Google is the world's most popular search engine, and it holds a vast quantity of information. However, for those interested in web scraping, it's important to understand that Google doesn't take kindly to their pages being scraped. They have a variety of mechanisms in place to detect and prevent automated access to their services. However, with the right strategies and tools, it is possible to scrape Google without getting blocked. Here's how:
The use of proxies is one of the most effective ways to avoid being blocked by Google. A proxy server acts as an intermediary between your computer and Google, masking your IP address and making it seem like the requests are coming from multiple different locations. This helps bypass Google's rate limits and prevents your IP address from getting blocked.
There are different types of proxies you can use such as residential proxies, datacenter proxies, and rotating proxies. Rotating proxies are often the best choice for web scraping as they change your IP address for each request or at set intervals, making it even harder for Google to detect the scraping activity.
Google's robots.txt file provides instructions about which parts of the site are allowed to be crawled and which aren't. Respect these rules when scraping to avoid getting blocked. However, remember that even if a page is allowed to be crawled, it doesn't mean it's allowed to be scraped. Make sure to comply with all relevant laws and terms of service.
There are many web scraping tools available that are designed to handle the complexities of scraping websites like Google. These tools often have features like automatic IP rotation, user-agent rotation, and even CAPTCHA solving. Some popular web scraping tools include Scrapy, Beautiful Soup, and Selenium.

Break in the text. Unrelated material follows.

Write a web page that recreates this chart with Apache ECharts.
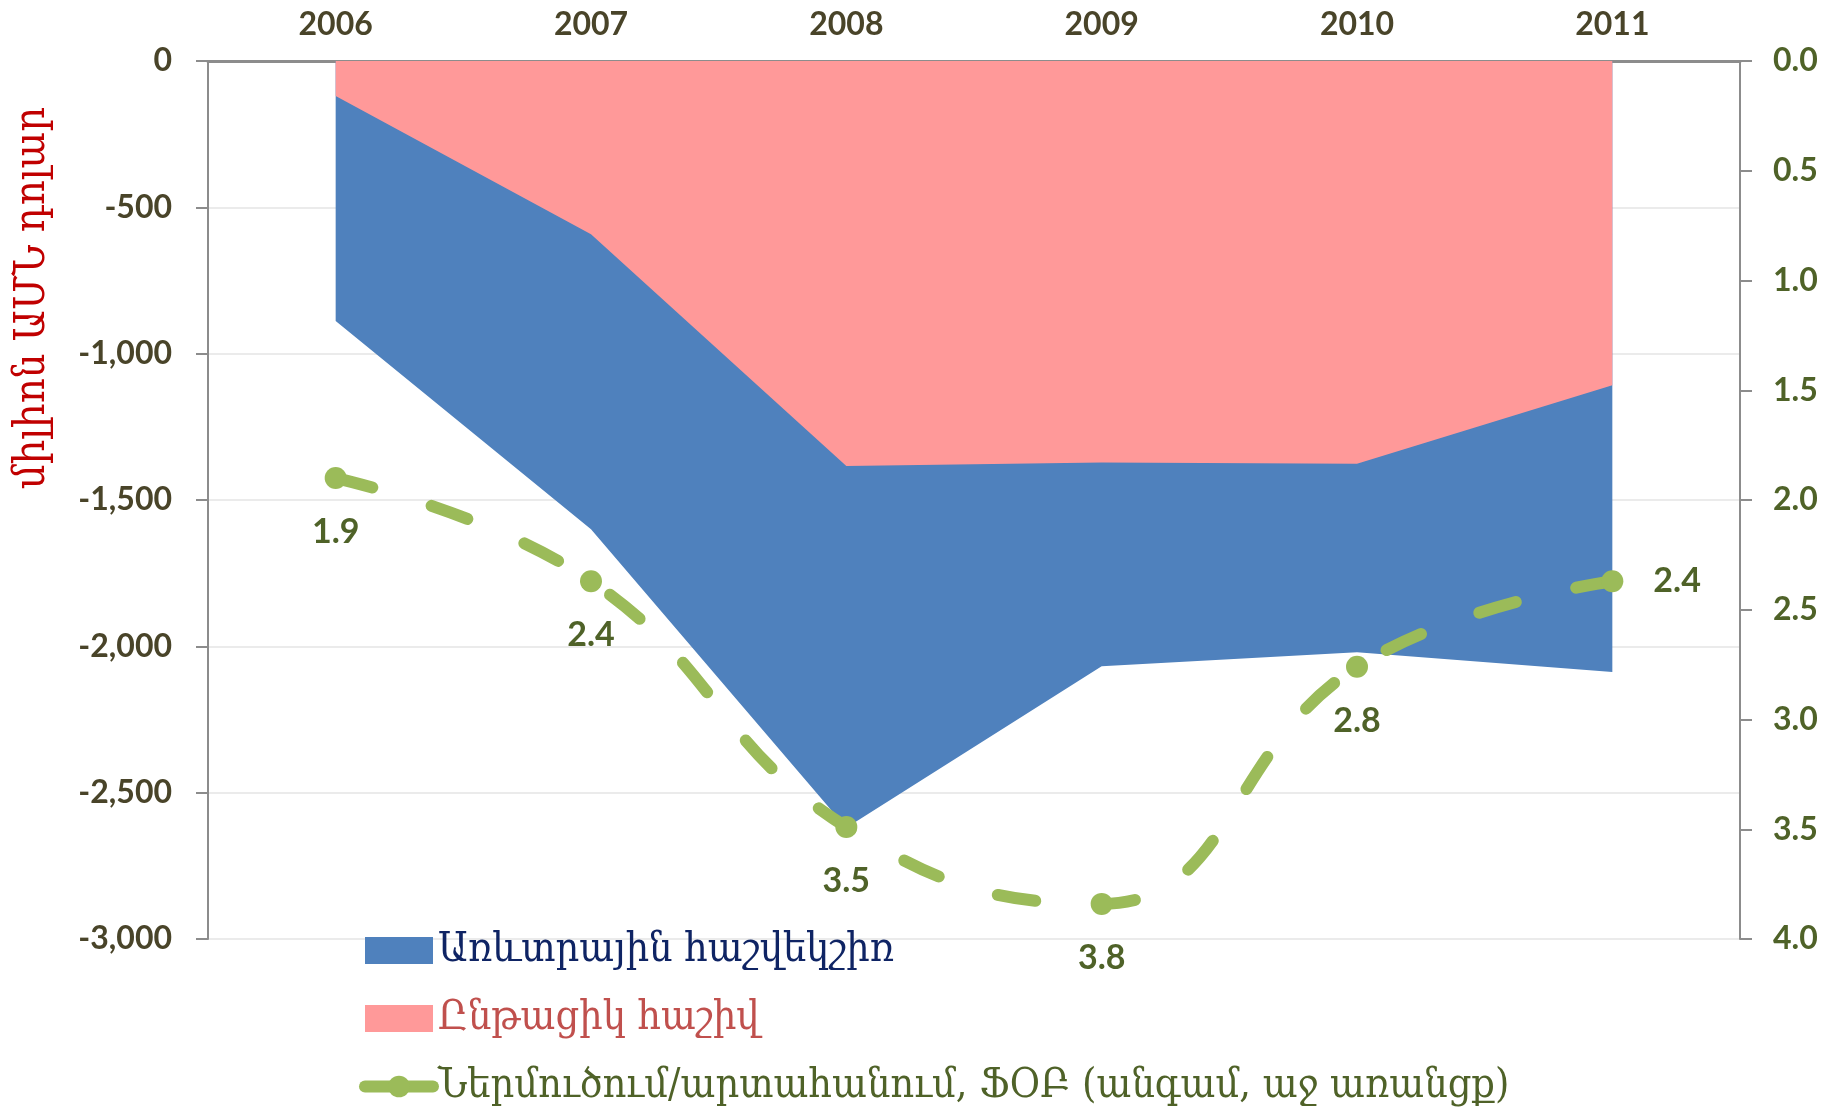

Google can detect unusual activity, like making too many requests in a short period of time, which can result in your IP being blocked. To avoid this, limit the rate at which you make requests. The exact rate limit varies, but a good starting point is one request per second.
When making a request to Google, make sure to include appropriate headers, like User-Agent, Accept, Accept-Language, etc. This makes your requests look more like legitimate browser requests and less like automated scraping.
Google may serve a CAPTCHA if it suspects unusual activity. There are services like 2Captcha and Anti-Captcha that can solve CAPTCHAs for you. Alternatively, some web scraping tools have built-in CAPTCHA solving features.
Scraping Google without getting blocked can be a challenging task due to Google's sophisticated anti-scraping measures. However, by using proxies, respecting Google's robots.txt, using a specialized web scraping tool, limiting your request rate, using appropriate headers, and handling CAPTCHAs, it's definitely possible.